Here we consider why it is that the concept of reward is not counter to the doctrines of Christ alone, grace alone and faith alone.
So let’s ask: Why do people consider the concept of reward to be a potential threat to the doctrines of grace? Well, often the argument runs something like this:
- Grace means that everything is a gift
- If everything’s a gift then there’s no room for merit (you can’t earn gifts)
- Reward is based on merit (otherwise it’s not reward it’s just random)
- Therefore, grace means there’s no room for reward.
But is this really the definition of grace with which we want to begin? The whole burden of this series has been to show that Christ – our David, our anointed Champion – needs to be at the heart of our thinking.
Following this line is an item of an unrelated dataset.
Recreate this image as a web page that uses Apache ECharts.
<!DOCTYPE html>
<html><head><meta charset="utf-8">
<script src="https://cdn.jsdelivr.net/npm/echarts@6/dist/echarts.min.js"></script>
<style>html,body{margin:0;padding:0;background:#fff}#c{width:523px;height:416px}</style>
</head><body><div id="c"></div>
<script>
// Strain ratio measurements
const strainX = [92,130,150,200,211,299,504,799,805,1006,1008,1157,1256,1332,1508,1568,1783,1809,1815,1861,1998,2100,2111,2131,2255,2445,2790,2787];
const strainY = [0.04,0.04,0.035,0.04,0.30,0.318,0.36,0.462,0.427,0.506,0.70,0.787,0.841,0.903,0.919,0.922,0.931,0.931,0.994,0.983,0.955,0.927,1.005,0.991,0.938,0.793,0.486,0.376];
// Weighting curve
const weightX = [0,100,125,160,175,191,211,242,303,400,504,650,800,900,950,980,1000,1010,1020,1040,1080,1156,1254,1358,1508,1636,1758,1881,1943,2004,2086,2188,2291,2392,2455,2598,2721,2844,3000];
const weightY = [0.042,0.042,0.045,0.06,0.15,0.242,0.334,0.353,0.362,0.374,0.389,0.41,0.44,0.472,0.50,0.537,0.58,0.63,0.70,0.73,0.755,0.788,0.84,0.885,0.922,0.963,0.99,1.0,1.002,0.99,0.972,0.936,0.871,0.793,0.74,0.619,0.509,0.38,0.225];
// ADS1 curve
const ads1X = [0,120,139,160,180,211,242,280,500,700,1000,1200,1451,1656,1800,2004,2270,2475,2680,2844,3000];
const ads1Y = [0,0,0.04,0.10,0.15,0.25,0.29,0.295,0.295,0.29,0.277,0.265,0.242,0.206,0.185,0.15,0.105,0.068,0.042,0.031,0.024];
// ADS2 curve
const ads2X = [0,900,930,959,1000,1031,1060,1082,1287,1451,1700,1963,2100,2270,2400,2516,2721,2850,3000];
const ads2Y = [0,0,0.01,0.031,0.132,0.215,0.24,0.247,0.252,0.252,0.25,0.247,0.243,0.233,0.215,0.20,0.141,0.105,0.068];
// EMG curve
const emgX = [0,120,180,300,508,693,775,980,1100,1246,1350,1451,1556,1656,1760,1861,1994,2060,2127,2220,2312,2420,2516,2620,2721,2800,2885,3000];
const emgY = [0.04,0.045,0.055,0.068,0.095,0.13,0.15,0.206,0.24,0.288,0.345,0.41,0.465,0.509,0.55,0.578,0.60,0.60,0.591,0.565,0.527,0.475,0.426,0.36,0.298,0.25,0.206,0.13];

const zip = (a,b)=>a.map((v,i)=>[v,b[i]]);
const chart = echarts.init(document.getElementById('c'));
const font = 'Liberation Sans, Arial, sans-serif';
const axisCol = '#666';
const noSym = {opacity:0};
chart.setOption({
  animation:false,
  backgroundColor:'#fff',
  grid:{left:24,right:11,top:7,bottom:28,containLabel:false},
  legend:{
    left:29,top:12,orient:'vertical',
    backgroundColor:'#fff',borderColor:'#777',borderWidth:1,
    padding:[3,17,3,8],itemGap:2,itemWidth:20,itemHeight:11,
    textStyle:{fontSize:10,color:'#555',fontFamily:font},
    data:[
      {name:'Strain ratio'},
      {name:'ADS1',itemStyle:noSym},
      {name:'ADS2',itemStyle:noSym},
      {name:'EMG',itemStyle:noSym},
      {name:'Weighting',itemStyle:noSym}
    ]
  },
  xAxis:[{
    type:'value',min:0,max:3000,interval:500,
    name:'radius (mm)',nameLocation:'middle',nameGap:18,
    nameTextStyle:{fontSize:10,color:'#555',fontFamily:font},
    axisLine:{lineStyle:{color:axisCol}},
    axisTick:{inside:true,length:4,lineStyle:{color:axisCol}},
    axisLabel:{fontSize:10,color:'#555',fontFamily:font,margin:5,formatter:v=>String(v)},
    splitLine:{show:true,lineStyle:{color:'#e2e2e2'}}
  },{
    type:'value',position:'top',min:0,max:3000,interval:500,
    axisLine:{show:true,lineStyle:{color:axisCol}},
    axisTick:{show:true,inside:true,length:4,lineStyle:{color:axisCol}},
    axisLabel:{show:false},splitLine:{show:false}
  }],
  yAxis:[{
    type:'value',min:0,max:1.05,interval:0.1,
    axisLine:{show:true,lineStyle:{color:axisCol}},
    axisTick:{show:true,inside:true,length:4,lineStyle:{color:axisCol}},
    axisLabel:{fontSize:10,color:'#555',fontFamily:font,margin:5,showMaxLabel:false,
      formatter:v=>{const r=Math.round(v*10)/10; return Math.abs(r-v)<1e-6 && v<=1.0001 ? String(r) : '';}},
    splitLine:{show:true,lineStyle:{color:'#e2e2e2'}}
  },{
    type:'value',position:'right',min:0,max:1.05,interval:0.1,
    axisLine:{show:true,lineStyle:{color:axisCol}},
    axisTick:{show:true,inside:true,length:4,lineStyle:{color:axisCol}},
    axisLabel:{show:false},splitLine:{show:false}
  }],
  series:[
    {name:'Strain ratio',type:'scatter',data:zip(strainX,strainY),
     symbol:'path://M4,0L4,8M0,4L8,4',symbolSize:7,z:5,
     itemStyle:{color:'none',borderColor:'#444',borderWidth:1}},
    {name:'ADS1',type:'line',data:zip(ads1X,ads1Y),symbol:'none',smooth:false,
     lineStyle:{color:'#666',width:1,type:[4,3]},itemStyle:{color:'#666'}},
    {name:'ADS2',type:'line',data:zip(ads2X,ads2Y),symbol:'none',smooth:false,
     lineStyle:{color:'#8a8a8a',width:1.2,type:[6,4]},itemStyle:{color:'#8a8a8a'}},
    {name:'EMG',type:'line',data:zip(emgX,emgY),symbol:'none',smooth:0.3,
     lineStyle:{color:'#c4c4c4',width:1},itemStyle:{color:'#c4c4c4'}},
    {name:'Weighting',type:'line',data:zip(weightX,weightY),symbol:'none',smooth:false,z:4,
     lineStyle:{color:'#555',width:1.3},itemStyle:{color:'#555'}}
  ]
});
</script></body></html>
And so we saw that preaching is not simply lifting our eyes to some general divine battle plan but focussing us on the King who wins the battle for us. Grace is not basically God’s empowering of our work but something completely outside ourselves – the victory of our Champion. Grace is, at heart, Christ’s work for us, to which we contribute nothing. Grace alone is effectively just another way of saying ‘Christ alone.’ It is the affirmation that the victory is secured by Christ without us having lifted a finger to help.
Now with this definition of grace – is there room for reward? Well yes. Think of how the Israelites plundered the Philistines
When the Philistines saw that their hero was dead, they turned and ran. Then the men of Israel and Judah surged forward with a shout and pursued the Philistines to the entrance of Gath and to the gates of Ekron. Their dead were strewn along the Shaaraim road to Gath and Ekron. When the Israelites returned from chasing the Philistines, they plundered their camp. (1 Sam 17:51-53)
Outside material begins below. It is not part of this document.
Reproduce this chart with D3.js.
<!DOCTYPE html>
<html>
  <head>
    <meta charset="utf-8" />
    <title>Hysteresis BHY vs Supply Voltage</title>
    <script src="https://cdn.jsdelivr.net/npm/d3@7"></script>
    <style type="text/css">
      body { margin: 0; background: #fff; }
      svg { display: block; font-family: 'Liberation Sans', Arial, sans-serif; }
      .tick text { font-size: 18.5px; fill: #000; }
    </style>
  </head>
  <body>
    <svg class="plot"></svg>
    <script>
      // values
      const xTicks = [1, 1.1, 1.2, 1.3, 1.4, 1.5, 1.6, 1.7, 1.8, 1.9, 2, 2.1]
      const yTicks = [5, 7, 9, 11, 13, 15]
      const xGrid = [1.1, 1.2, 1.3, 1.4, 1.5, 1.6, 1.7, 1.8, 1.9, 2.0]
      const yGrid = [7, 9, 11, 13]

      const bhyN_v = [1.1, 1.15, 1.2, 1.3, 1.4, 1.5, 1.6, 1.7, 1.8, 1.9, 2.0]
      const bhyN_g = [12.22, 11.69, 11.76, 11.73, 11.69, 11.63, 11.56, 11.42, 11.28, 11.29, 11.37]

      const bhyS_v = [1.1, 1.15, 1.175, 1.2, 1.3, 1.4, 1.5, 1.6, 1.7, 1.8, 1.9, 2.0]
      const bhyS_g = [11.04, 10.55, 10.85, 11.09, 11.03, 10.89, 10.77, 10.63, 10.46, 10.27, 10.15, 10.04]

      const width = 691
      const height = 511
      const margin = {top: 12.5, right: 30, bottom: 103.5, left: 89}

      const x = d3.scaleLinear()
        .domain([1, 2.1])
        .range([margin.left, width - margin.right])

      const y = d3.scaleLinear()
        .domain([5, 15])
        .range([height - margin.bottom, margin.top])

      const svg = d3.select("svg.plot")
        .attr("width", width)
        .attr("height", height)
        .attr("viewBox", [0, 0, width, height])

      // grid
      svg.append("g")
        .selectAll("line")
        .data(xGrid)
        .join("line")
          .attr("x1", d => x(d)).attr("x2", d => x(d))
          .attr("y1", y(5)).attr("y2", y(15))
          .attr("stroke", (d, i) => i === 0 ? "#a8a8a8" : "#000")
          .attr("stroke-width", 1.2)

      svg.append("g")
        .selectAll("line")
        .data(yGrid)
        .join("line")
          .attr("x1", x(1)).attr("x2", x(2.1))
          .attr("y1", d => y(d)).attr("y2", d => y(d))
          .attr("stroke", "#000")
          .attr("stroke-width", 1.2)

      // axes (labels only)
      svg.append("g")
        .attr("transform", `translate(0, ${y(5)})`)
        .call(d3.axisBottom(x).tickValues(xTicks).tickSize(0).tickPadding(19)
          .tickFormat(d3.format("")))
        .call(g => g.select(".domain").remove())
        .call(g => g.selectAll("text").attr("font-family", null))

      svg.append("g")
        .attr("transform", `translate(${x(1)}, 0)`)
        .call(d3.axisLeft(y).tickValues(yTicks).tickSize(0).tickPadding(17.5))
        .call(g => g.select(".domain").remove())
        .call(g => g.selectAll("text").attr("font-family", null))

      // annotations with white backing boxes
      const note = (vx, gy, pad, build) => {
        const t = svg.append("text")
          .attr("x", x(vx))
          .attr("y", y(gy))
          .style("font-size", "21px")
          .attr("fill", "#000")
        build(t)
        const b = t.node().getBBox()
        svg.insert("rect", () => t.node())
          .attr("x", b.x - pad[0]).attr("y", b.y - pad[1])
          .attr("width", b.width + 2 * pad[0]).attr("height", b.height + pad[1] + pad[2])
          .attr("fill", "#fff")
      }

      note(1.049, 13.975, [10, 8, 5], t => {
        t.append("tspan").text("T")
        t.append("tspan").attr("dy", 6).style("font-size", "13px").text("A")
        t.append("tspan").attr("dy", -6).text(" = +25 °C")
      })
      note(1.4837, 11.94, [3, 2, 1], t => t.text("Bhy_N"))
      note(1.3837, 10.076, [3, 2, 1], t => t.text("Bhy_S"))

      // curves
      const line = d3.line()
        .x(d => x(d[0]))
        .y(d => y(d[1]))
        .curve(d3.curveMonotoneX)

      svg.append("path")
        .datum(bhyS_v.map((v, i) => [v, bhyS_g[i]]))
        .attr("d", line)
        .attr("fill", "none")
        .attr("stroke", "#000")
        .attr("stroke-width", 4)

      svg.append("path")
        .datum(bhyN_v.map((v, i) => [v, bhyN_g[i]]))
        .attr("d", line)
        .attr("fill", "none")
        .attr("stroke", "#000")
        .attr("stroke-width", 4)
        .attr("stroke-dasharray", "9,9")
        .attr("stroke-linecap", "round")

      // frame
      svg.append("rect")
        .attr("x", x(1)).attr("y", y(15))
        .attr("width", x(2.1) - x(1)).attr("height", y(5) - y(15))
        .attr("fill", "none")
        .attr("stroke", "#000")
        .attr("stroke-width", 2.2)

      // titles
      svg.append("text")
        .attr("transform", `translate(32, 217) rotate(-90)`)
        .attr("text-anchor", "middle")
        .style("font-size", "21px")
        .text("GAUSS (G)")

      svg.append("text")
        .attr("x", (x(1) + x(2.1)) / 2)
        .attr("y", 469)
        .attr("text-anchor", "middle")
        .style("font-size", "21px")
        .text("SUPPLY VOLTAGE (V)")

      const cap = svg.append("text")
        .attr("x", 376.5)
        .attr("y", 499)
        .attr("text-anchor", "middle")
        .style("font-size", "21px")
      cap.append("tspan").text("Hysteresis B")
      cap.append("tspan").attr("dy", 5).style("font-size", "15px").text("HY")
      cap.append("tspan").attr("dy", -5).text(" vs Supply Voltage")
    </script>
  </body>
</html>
On the basis of David’s victory they plunder the Philistines. Without the victory they would all have died. In victory none of them could claim credit for securing it. But in response to it, some will have chased hard, killed many and brought back much plunder. At the same time it’s conceivable (though we’re not told and I don’t think this happend) that some may simply have gawped in wonder at the victory of David and barely moved an inch. Both kinds of soldiers win the day. Some participate in the victory more fully. That’s really the very simple point I want to make with this post.
Again it emphasises that faith is not synonymous with inactivity! We get these strange ideas about faith since we’re used to playing off faith against works all the time. We say things like ‘I’m not saved by my works, I’m saved by my faith’ – which is a really unhelpful way of framing things. It makes it sound like faith is the one meritorious work (an internal mental act) that I summon up to earn salvation. The message becomes – “Don’t do works (external physical acts), do faith (internal, mental acts)!” And then we get our knickers in a twist worrying that any external, physical acts are necessarily worksy. But no.
Think about Numbers 13. The spies come back from the promised land with grapes like basketballs. Caleb and Joshua say “We should go up and take possession of the land” and the people stay put. A distinct lack of physical activity. Perhaps they were worried about earning the promised land! Was this a rejection of works and an instance of faith? No it is utter faithlessness through and through. Not going up is faithless in Numbers 13 and going up is faithless in Numbers 14. Why? Because of the LORD’s promise. He promises success in the first instance and failure in the second. Their response to the promise is what constitutes the faith/works divide. Inactivity can be utter unbelief. Tremendous striving can be pure faith.
Faith is receiving the promise appropriately. In Anders Nygren’s phrase, faith is being conquered by the gospel. In 1 Samuel 17 terms, faith is looking at the giant fall and understanding who it is who’s won – your brother and king. From faith – which is simply looking away from self to the Victorious King – may flow all kinds of things like cheering (emotions) and plundering (good works). And if you’ve really seen the victory it’s pretty hard to see why you wouldn’t cheer and why you wouldn’t plunder. But cheering and plundering doesn’t win the battle – the king does. “Faith” is just another way of directing our attention away from ourselves (even away from our joyous response to salvation) and fixing it solely on the Saviour. The fruit of this faith will come forth in all manner of affections and works which are the organic outflow of the work of Christ alone. In 1 Samuel 17 terms the plunder comes from:
- the victory of the king alone
- is empowered by the bread of David (v17ff)
- and is the natural overflow of praise which necessarily attends seeing the victory aright.
Now Christ expects us to go hard after reward. Otherwise, why dangle it in front of us?? (e.g. Luke 19:17!!) But just as we’re expected to rejoice, so too with pursuing reward, we simply do not have the resources in ourselves. Nor is it an abstract providence that grants us divine energies to rejoice and to plunder. Rather it is a focus again on the Champion, our Brother, that will produce both the shout and the charge into enemy territory.
So having looked again at our triumphant King… Go in war to love and serve the Lord.